You might want a friend around to keep a push on the bar to make sure it doesn't come out. With the spring plate off, rotate it so the end where the wheel should be goes up and away from the ground. Count the number of splines you have rotated it away from the marks you made, one spline approximately equals 1˝ inch drop at the rear, two splines equals 3 inches etc. Now, push the spring plate back onto the bar (don't forget to put back the inner rubber bush first if you removed it), and use a hammer to tap it till it's back snug against the end of the bar. Here's a tip: if you give the springplate a good wallop with the hammer, the ringing noise it makes will really hurt your head. Use a block of wood between the plate and hammer, for your ears sake.

Jack the spring plate back up and push it onto the stop you pulled it off before, put the outer rubber bush back on over the end, and bolt the springplate cover back on. You might find that the top two bolts go in perfectly, but the bottom two are a bit harder to get in. Loosen the top two so they're only barely threaded in, and push the bottom of the cover with all your strength to get it in far enough to thread in the bottom bolts. Alternatively, you can use longer bolts… Tighten them all so it's exactly as you left it. Reassemble the axle on the spring plate, don't forget the stabiliser bar mount on the axle. Tighten it all up, reattach the shock absorber, put your wheel back on and Rob's your father's brother.

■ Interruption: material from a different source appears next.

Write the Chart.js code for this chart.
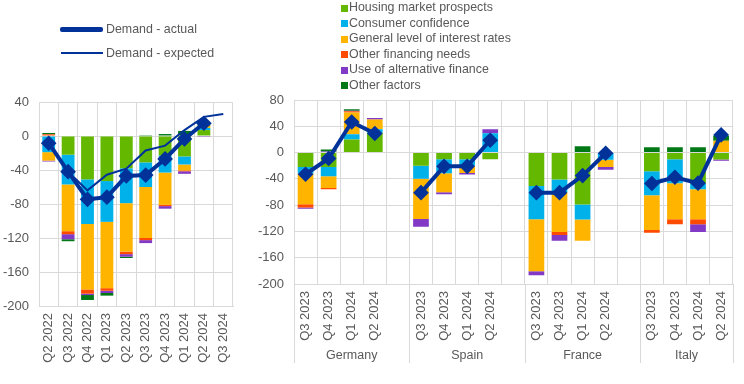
<!DOCTYPE html>
<html>
<head>
<meta charset="utf-8">
<script src="https://cdn.jsdelivr.net/npm/chart.js@4.4.1/dist/chart.umd.min.js"></script>
<style>
  body { margin: 0; background: #fff; font-family: "Liberation Sans", Arial, sans-serif; }
  #wrap { position: relative; width: 744px; height: 384px; overflow: hidden; }
  #leftBox { position: absolute; left: 0; top: 0; width: 250px; height: 384px; }
  #rightBox { position: absolute; left: 250px; top: 0; width: 494px; height: 384px; }
  .leg { position: absolute; color: #595959; font-size: 12.4px; line-height: 15px; white-space: nowrap; z-index: 2; }
  .sw { position: absolute; width: 7px; height: 7px; }
  .ln { position: absolute; background: #003299; }
</style>
</head>
<body>
<div id="wrap">
  <div id="leftBox"><canvas id="leftChart"></canvas></div>
  <div id="rightBox"><canvas id="rightChart"></canvas></div>
  <div id="legendLeft"></div>
  <div id="legendRight"></div>
</div>
<script>
// ---- left panel: euro area ----
const leftCategories = ['Q2 2022', 'Q3 2022', 'Q4 2022', 'Q1 2023', 'Q2 2023', 'Q3 2023', 'Q4 2023', 'Q1 2024', 'Q2 2024', 'Q3 2024'];
const leftHousing      = [0,    -22,  -51,  -53,  -38,  -31,  -23,  -24,  7,    null];
const leftConsumer     = [-19,  -35,  -52.5,-48,  -41,  -29,  -20,  -9.5, 2.5,  null];
const leftInterest     = [-10,  -55,  -77,  -78,  -57,  -60,  -38,  -7,   2.5,  null];
const leftOtherFin     = [2,    -3.5, -5,   -3,   -3,   -2.5, -1.5, -1,   0,    null];
const leftAltFinance   = [-1,   -6,   -1.6, -2.7, -3,   -3.5, -3,   -3,   -1,   null];
const leftOtherFactors = [1.5,  -2.3, -5.8, -3.1, -1.5, 1,    2.3,  6,    1.5,  null];
const leftActual       = [-8.5, -42,  -74.5,-72,  -47,  -46,  -27,  -3.5, 15,   null];
const leftExpected     = [null, -42,  -64,  -45.5,-38.5,-17,  -11.3, 7,   22.5, 26];

// ---- right panel: countries (blank slot between groups) ----
const rightCategories = ['Q3 2023', 'Q4 2023', 'Q1 2024', 'Q2 2024', '',
                         'Q3 2023', 'Q4 2023', 'Q1 2024', 'Q2 2024', '',
                         'Q3 2023', 'Q4 2023', 'Q1 2024', 'Q2 2024', '',
                         'Q3 2023', 'Q4 2023', 'Q1 2024', 'Q2 2024'];
const rightGroups = ['Germany', 'Spain', 'France', 'Italy'];
const rightGroupSizes = [5, 5, 5, 4];
const rightHousing      = [-22, -22, 20, 30, null,  -20, -10, -10, -10, null,  -51, -41, -79, 0, null,  -28.5, -10, -47, -10.5];
const rightConsumer     = [-10, -14, 8, 5.5, null,  -20, -21.5, -10, 29.5, null,  -50.5, -19, -23, -11, null,  -36.5, -36.5, -9, 0];
const rightInterest     = [-46.5, -18, 33, 15, null,  -61, -29, -11, 0, null,  -79, -61, -32, -11, null,  -53, -55, -45.5, 18];
const rightOtherFin     = [-5, -2, 2, 0, null,  0, 0, 0, 0, null,  0, -4.5, 0, 0, null,  -4, -7.5, -7.5, 0];
const rightAltFinance   = [-2, 1.5, 0.5, 2, null,  -12, -3, -2.5, 6, null,  -6, -8.5, 0, -4, null,  0, 0, -12, -2];
const rightOtherFactors = [0, 3, 2.5, 0, null,  0, 0, 0, 0, null,  0, 0, 9.5, 0, null,  8, 8, 8, 8];
const rightActual       = [-33, -9, 46.5, 29, null,  -61, -21, -21, 18.8, null,  -61, -61, -35, -1, null,  -47, -37.5, -46.5, 27];

const factorNames = ['Housing market prospects', 'Consumer confidence', 'General level of interest rates',
                     'Other financing needs', 'Use of alternative finance', 'Other factors'];
const factorColors = ['#65B800', '#00B1EA', '#FFB400', '#FF4B00', '#8139C6', '#007816'];
const lineColor = '#003299';
const textColor = '#595959';
const gridColor = '#d9d9d9';

Chart.defaults.font.family = '"Liberation Sans", Arial, sans-serif';
Chart.defaults.font.size = 13;
Chart.defaults.color = textColor;

function barSets(arrays, pct) {
    return arrays.map((arr, i) => ({
        type: 'bar',
        label: factorNames[i],
        data: arr,
        backgroundColor: factorColors[i],
        borderWidth: 0,
        barPercentage: pct,
        categoryPercentage: 1,
        stack: 'factors',
        order: 2
    }));
}

function actualLine(data) {
    return {
        type: 'line', label: 'Demand - actual', data: data,
        borderColor: lineColor, backgroundColor: lineColor,
        borderWidth: 4, pointStyle: 'rectRot', pointRadius: 5, pointHoverRadius: 5,
        tension: 0, stack: 'actual', order: 0, spanGaps: false
    };
}

function chartOptions(yMax, padTop, padRight, yWidth, xHeight) {
    return {
        responsive: true,
        maintainAspectRatio: false,
        animation: false,
        layout: { padding: { top: padTop, right: padRight, left: 0, bottom: 0 } },
        plugins: { legend: { display: false }, tooltip: { enabled: false } },
        scales: {
            x: {
                stacked: true,
                grid: { offset: true, color: gridColor, drawTicks: false },
                border: { color: gridColor },
                ticks: { minRotation: 90, maxRotation: 90, autoSkip: false, padding: 7, color: textColor },
                afterFit: s => { s.height = xHeight; }
            },
            y: {
                stacked: true,
                min: -200, max: yMax,
                grid: { color: gridColor, drawTicks: false },
                border: { display: false },
                ticks: { stepSize: 40, padding: 10, color: textColor },
                afterFit: s => { s.width = yWidth; }
            }
        }
    };
}

new Chart(document.getElementById('leftChart'), {
    data: {
        labels: leftCategories,
        datasets: [
            actualLine(leftActual),
            { type: 'line', label: 'Demand - expected', data: leftExpected,
              borderColor: lineColor, borderWidth: 2, pointRadius: 0, tension: 0,
              stack: 'expected', order: 1 },
            ...barSets([leftHousing, leftConsumer, leftInterest, leftOtherFin, leftAltFinance, leftOtherFactors], 0.66)
        ]
    },
    options: chartOptions(40, 102, 17, 39, 78)
});

const groupPlugin = {
    id: 'groupLabels',
    afterDraw(chart) {
        const x = chart.scales.x, area = chart.chartArea, ctx = chart.ctx;
        const half = (x.getPixelForValue(1) - x.getPixelForValue(0)) / 2;
        ctx.save();
        ctx.strokeStyle = gridColor;
        ctx.lineWidth = 1;
        ctx.fillStyle = textColor;
        ctx.font = '12.5px "Liberation Sans", Arial, sans-serif';
        ctx.textAlign = 'center';
        ctx.textBaseline = 'middle';
        let start = 0;
        rightGroups.forEach((name, g) => {
            const end = start + rightGroupSizes[g] - 1;
            const x0 = x.getPixelForValue(start) - half;
            const x1 = x.getPixelForValue(end) + half;
            [x0, x1].forEach(px => {
                const p = Math.round(px) + 0.5;
                ctx.beginPath();
                ctx.moveTo(p, area.bottom);
                ctx.lineTo(p, area.bottom + 79);
                ctx.stroke();
            });
            ctx.fillText(name, (x0 + x1) / 2, area.bottom + 72);
            start = end + 1;
        });
        ctx.restore();
    }
};

new Chart(document.getElementById('rightChart'), {
    data: {
        labels: rightCategories,
        datasets: [
            actualLine(rightActual),
            ...barSets([rightHousing, rightConsumer, rightInterest, rightOtherFin, rightAltFinance, rightOtherFactors], 0.68)
        ]
    },
    options: chartOptions(80, 100, 11, 44, 100),
    plugins: [groupPlugin]
});

// ---- legends ----
const legL = document.getElementById('legendLeft');
legL.innerHTML =
    '<div class="ln" style="left:60px;top:27px;width:43px;height:5px;border-radius:2px"></div>' +
    '<div class="leg" style="left:106px;top:22px">Demand - actual</div>' +
    '<div class="ln" style="left:61px;top:52px;width:42px;height:2px"></div>' +
    '<div class="leg" style="left:106px;top:46px">Demand - expected</div>';

const legR = document.getElementById('legendRight');
const rowY = [7.5, 23, 38.5, 54, 69.5, 85];
legR.innerHTML = factorNames.map((n, i) =>
    `<div class="sw" style="left:341px;top:${rowY[i] - 3}px;background:${factorColors[i]}"></div>` +
    `<div class="leg" style="left:349px;top:${rowY[i] - 7.5}px">${n}</div>`).join('');
</script>
</body>
</html>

Repeat for the other side, remembering how many splines you turned the first side. Take the car off it's stands, return it to mother earth and roll it about a bit to let the wheels settle back to their natural position. If you find that the suspension is bottoming out when going over bumps or when there's people in the back seat, you might want to install stiffer shocks, or maybe get the hacksaw out and cut an inch or so off the rubber bump stops.

Enjoy the new look of your slammed bug.